Человек позднего Средневековья работал только для того, чтобы поддерживать приемлемый уровень существования. Проще говоря, он работал, потому что был вынужден это делать под давлением внешних обстоятельств. Кальвинизм породил новую трудовую этику, создав внутренний стимул к работе. На смену средневековому принципу производства ради потребления пришел капиталистический принцип производства ради прибыли. Так началась буржуазная революция, приведшая к созданию экономической системы капитализма и системы парламентского правления. Поскольку отношения с Богом имели форму контракта, основой любых взаимоотношений в таком обществе стал именно контракт: между гражданином и государством, между деловыми партнерами, между мужчиной и женщиной и т.д. В свою очередь, это приучило человека очень трезво и серьезно (для нас так даже излишне трезво и серьезно) относиться ко всему происходящему на земле: жизни, смерти, здоровью, работе, имуществу. Томаса Джефферсона как-то спросили, чем живой человек отличается от мертвого, он ответил: живой тот, кто обладает собственностью, у мертвого ее нет.

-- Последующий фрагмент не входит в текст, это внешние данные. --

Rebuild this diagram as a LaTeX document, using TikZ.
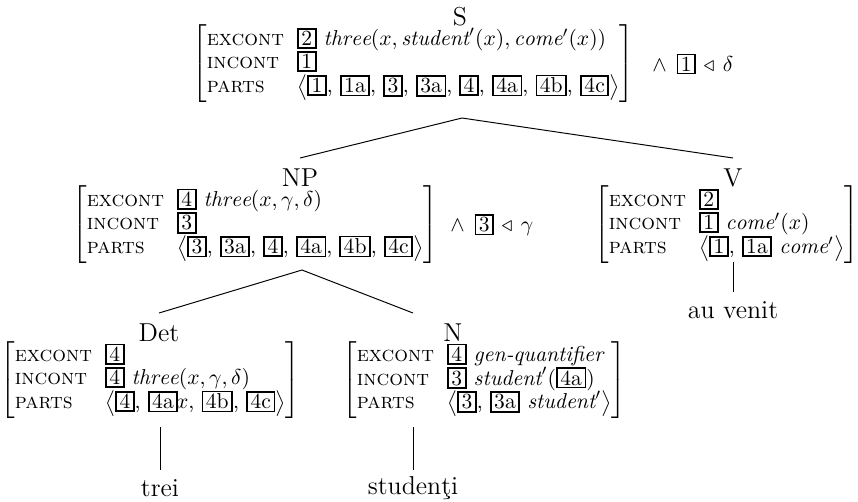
\documentclass[tikz,border=0pt]{standalone}
\usepackage{fontspec}
\setlength\fboxsep{0.7pt}
\setlength\fboxrule{0.8pt}
\renewcommand\arraystretch{0.72}
\newcommand\tg[1]{\fbox{\kern0.5pt#1\kern0.5pt}}
\newcommand\ftr[1]{\textsc{#1}}
\newcommand\avmbox[1]{$\left[\begin{tabular}{@{}l@{\hspace{6pt}}l@{}}#1\end{tabular}\right]$}
\newcommand\lst[1]{$\left\langle\mbox{#1}\right\rangle$}
\newcommand\conj[2]{$\wedge$\hspace{4.5pt}\tg{#1}\hspace{3.5pt}$\triangleleft$\hspace{4pt}$#2$}
\tikzset{
  avmnode/.style={inner sep=0pt, anchor=west},
  catnode/.style={inner sep=0pt, font=\large},
  leafnode/.style={inner sep=0pt, font=\large},
  branch/.style={line width=0.45pt}
}
\begin{document}
\begin{tikzpicture}[x=0.463pt,y=-0.463pt]
\useasboundingbox (0,0) rectangle (858,501);
% category labels
\node[catnode] (S) at (460,17) {S};
\node[catnode] (NP) at (300,178) {NP};
\node[catnode] (V) at (733,178) {V};
\node[catnode] (Det) at (159,333) {Det};
\node[catnode] (N) at (453,333) {N};
% AVMs
\node[avmnode] (avmS) at (192,64) {\avmbox{
 \ftr{excont} & \tg{2} $\mathit{three}(x,\mathit{student}'(x),\mathit{come}'(x))$\\
 \ftr{incont} & \tg{1}\\
 \ftr{parts} & \lst{\tg{1}, \tg{1a}, \tg{3}, \tg{3a}, \tg{4}, \tg{4a}, \tg{4b}, \tg{4c}}}};
\node[avmnode] (conS) at (652,64) {\conj{1}{\delta}};
\node[avmnode] (avmNP) at (72,225) {\avmbox{
 \ftr{excont} & \tg{4} $\mathit{three}(x,\gamma,\delta)$\\
 \ftr{incont} & \tg{3}\\
 \ftr{parts} & \lst{\tg{3}, \tg{3a}, \tg{4}, \tg{4a}, \tg{4b}, \tg{4c}}}};
\node[avmnode] (conNP) at (450,225) {\conj{3}{\gamma}};
\node[avmnode] (avmV) at (594,225) {\avmbox{
 \ftr{excont} & \tg{2}\\
 \ftr{incont} & \tg{1} $\mathit{come}'(x)$\\
 \ftr{parts} & \lst{\tg{1}, \tg{1a} $\mathit{come}'$}}};
\node[avmnode] (avmDet) at (0,380) {\avmbox{
 \ftr{excont} & \tg{4}\\
 \ftr{incont} & \tg{4} $\mathit{three}(x,\gamma,\delta)$\\
 \ftr{parts} & \lst{\tg{4}, \tg{4a}\kern-1pt$x$, \tg{4b}, \tg{4c}}}};
\node[avmnode] (avmN) at (342,380) {\avmbox{
 \ftr{excont} & \tg{4} \textit{gen-quantifier}\\
 \ftr{incont} & \tg{3} $\mathit{student}'$(\tg{4a})\\
 \ftr{parts} & \lst{\tg{3}, \tg{3a} $\mathit{student}'$}}};
% leaves
\node[leafnode] (trei) at (160,488) {trei};
\node[leafnode] (stud) at (413,488) {studenţi};
\node[leafnode] (auv) at (733,310) {au venit};
% branch points
\coordinate (apS) at (462,118);
\coordinate (apNP) at (302,270);
\coordinate (endNP) at (300,158);
\coordinate (endV) at (733,158);
\coordinate (endDet) at (159,313);
\coordinate (endN) at (413,313);
\coordinate (lfDetT) at (160,427);
\coordinate (lfDetB) at (160,470);
\coordinate (lfNT) at (413,427);
\coordinate (lfNB) at (413,470);
\coordinate (lfVT) at (733,262);
\coordinate (lfVB) at (733,292);
\draw[branch] (endNP) -- (apS) -- (endV);
\draw[branch] (endDet) -- (apNP) -- (endN);
\draw[branch] (lfDetT) -- (lfDetB);
\draw[branch] (lfNT) -- (lfNB);
\draw[branch] (lfVT) -- (lfVB);
\end{tikzpicture}
\end{document}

Сегодняшний американец, работающий с религиозной истовостью, которая нередко приводит его к неврозу (что очень неплохо подкармливает бессчетное племя психоаналитиков), мог даже не слышать имени Кальвина. Но жизнь его обусловлена и обустроена по-кальвинистски. Ему, например, совершенно невозможно объяснить смысл шутки эпохи развитого социализма: «Ну как, устроился? – Да нет, все еще работаю».

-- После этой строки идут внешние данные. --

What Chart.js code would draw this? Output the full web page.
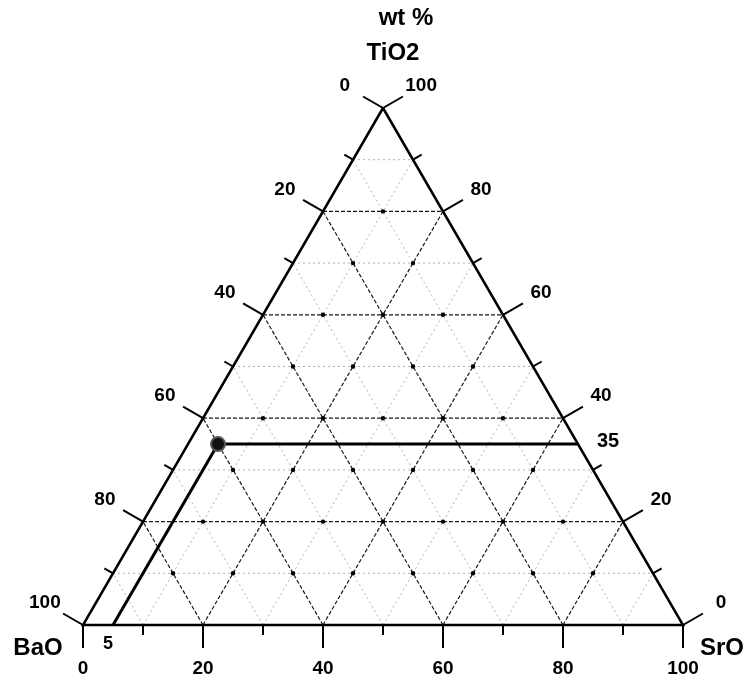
<!DOCTYPE html>
<html><head><meta charset="utf-8">
<script src="https://cdn.jsdelivr.net/npm/chart.js@4/dist/chart.umd.min.js"></script>
<style>html,body{margin:0;padding:0;background:#fff}canvas{display:block}</style>
</head><body>
<canvas id="c" width="751" height="690"></canvas>
<script>
// ---- data ----
const components = ['TiO2', 'BaO', 'SrO'];
const majorTicks = [0, 20, 40, 60, 80, 100];
const minorTicks = [10, 30, 50, 70, 90];
const majorGrid = [20, 40, 60, 80];
const sampleTiO2 = [35];
const sampleSrO = [5];
const sampleBaO = [60];
const titleText = 'wt %';
const calloutLabels = ['35', '5'];

// ---- ternary helpers ----
const SQ = Math.sqrt(3) / 2;
function toXY(tio2, sro) { return { x: sro + tio2 / 2, y: tio2 * SQ }; }

function gridLines(values) {
  const out = [];
  values.forEach(v => {
    out.push([toXY(v, 0), toXY(v, 100 - v)]);           // TiO2 = v
    out.push([toXY(0, v), toXY(100 - v, v)]);           // SrO = v
    out.push([toXY(0, 100 - v), toXY(100 - v, 0)]);     // BaO = v
  });
  return out;
}

const datasets = [];
// sample point
datasets.push({
  data: sampleTiO2.map((t, i) => toXY(t, sampleSrO[i])),
  pointRadius: 7, pointBackgroundColor: '#111', pointBorderColor: '#555', pointBorderWidth: 2,
  showLine: false, order: 0, clip: false
});
// guide lines from sample
sampleTiO2.forEach((t, i) => {
  const s = sampleSrO[i];
  datasets.push({ data: [toXY(t, s), toXY(t, 100 - t)], showLine: true, borderColor: '#000', borderWidth: 3, pointRadius: 0, order: 1, clip: false });
  datasets.push({ data: [toXY(t, s), toXY(0, s)], showLine: true, borderColor: '#000', borderWidth: 3, pointRadius: 0, order: 1, clip: false });
});
// triangle edges
datasets.push({ data: [toXY(100, 0), toXY(0, 0), toXY(0, 100), toXY(100, 0)], showLine: true, borderColor: '#000', borderWidth: 2.5, pointRadius: 0, order: 2, clip: false });
// lattice dots
const dots = [];
for (let t = 10; t < 100; t += 10) for (let s = 10; t + s < 100; s += 10) dots.push(toXY(t, s));
datasets.push({ data: dots, showLine: false, pointRadius: 2.2, pointBackgroundColor: '#000', pointBorderWidth: 0, order: 3 });
// major grid
gridLines(majorGrid).forEach(l => datasets.push({ data: l, showLine: true, borderColor: 'rgba(0,0,0,0.9)', borderWidth: 1.2, borderDash: [4, 2], pointRadius: 0, order: 4 }));
// minor grid
gridLines(minorTicks).forEach(l => datasets.push({ data: l, showLine: true, borderColor: '#b0b0b0', borderWidth: 1, borderDash: [2, 3], pointRadius: 0, order: 5 }));

const ternaryAxes = {
  id: 'ternaryAxes',
  afterDraw(chart) {
    const ctx = chart.ctx, xs = chart.scales.x, ys = chart.scales.y;
    const P = p => ({ x: xs.getPixelForValue(p.x), y: ys.getPixelForValue(p.y) });
    const axes = [
      { pt: v => toXY(100 - v, 0), dir: [-0.866, -0.5] },   // BaO on left edge
      { pt: v => toXY(v, 100 - v), dir: [0.866, -0.5] },    // TiO2 on right edge
      { pt: v => toXY(0, v), dir: [0, 1] }                  // SrO on bottom
    ];
    ctx.save();
    ctx.strokeStyle = '#000'; ctx.lineWidth = 2; ctx.fillStyle = '#000';
    ctx.textAlign = 'center'; ctx.textBaseline = 'middle';
    ctx.font = 'bold 19px "Liberation Sans", Arial, sans-serif';
    axes.forEach(a => {
      majorTicks.forEach(v => {
        const p = P(a.pt(v));
        ctx.beginPath(); ctx.moveTo(p.x, p.y); ctx.lineTo(p.x + a.dir[0] * 23, p.y + a.dir[1] * 23); ctx.stroke();
        ctx.fillText(String(v), p.x + a.dir[0] * 44, p.y + a.dir[1] * 44);
      });
      minorTicks.forEach(v => {
        const p = P(a.pt(v));
        ctx.beginPath(); ctx.moveTo(p.x, p.y); ctx.lineTo(p.x + a.dir[0] * 10, p.y + a.dir[1] * 10); ctx.stroke();
      });
    });
    // callouts
    const r = P(toXY(sampleTiO2[0], 100 - sampleTiO2[0]));
    ctx.font = 'bold 20px "Liberation Sans", Arial, sans-serif';
    ctx.fillText(calloutLabels[0], r.x + 30, r.y - 3);
    const b = P(toXY(0, sampleSrO[0]));
    ctx.font = 'bold 18px "Liberation Sans", Arial, sans-serif';
    ctx.fillText(calloutLabels[1], b.x - 5, b.y + 19);
    // vertex names and title
    ctx.font = 'bold 24px "Liberation Sans", Arial, sans-serif';
    const top = P(toXY(100, 0)), bl = P(toXY(0, 0)), br = P(toXY(0, 100));
    ctx.fillText(components[0], top.x + 10, top.y - 55);
    ctx.fillText(titleText, top.x + 23, top.y - 90);
    ctx.fillText(components[1], bl.x - 45, bl.y + 23);
    ctx.fillText(components[2], br.x + 39, br.y + 23);
    ctx.restore();
  }
};

new Chart(document.getElementById('c'), {
  type: 'scatter',
  data: { datasets },
  options: {
    responsive: false, animation: false,
    layout: { padding: { left: 83, right: 68, top: 108, bottom: 65 } },
    plugins: { legend: { display: false }, tooltip: { enabled: false } },
    scales: {
      x: { type: 'linear', min: 0, max: 100, display: false },
      y: { type: 'linear', min: 0, max: 100 * SQ, display: false }
    }
  },
  plugins: [ternaryAxes]
});
</script>
</body></html>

Существенным фактором кальвинистской этики стало то, что Кальвин в отличие от Лютера, опиравшегося на Новый Завет, черпал свое вдохновение в Ветхом Завете. Отсюда и образ Бога как тирана. Для Кальвина разговоры, «будто милосердие важнее, нежели вера и надежда, – это лишь мечты расстроенного воображения». Вера в собственную избранность пронизала кальвинистское учение духом жестоковыйного аристократизма, что наложило весьма существенную печать на американскую историю. Английские пуритане, прибывшие в Америку, довели свою идеологию до мессианского уровня. Новый континент они воспринимали как землю обетованную. Город Бостон первопроходцы называли Сионом, Атлантический океан – Красным морем, Джорджа Вашингтона – Моисеем. Этот самый мессианизм позволил пуританам радикально решить и «индейский вопрос», поскольку «новые иудеи» от Бога получили право на эту землю. Политическое сознание американцев до сих пор в значительной мере пронизано религиозностью. Убеждение в избранности и ветхозаветное «око за око, зуб за зуб» определяют не только содержание голливудских боевиков, но и большой политики. Воистину, учение Кальвина «всесильно, потому что оно верно».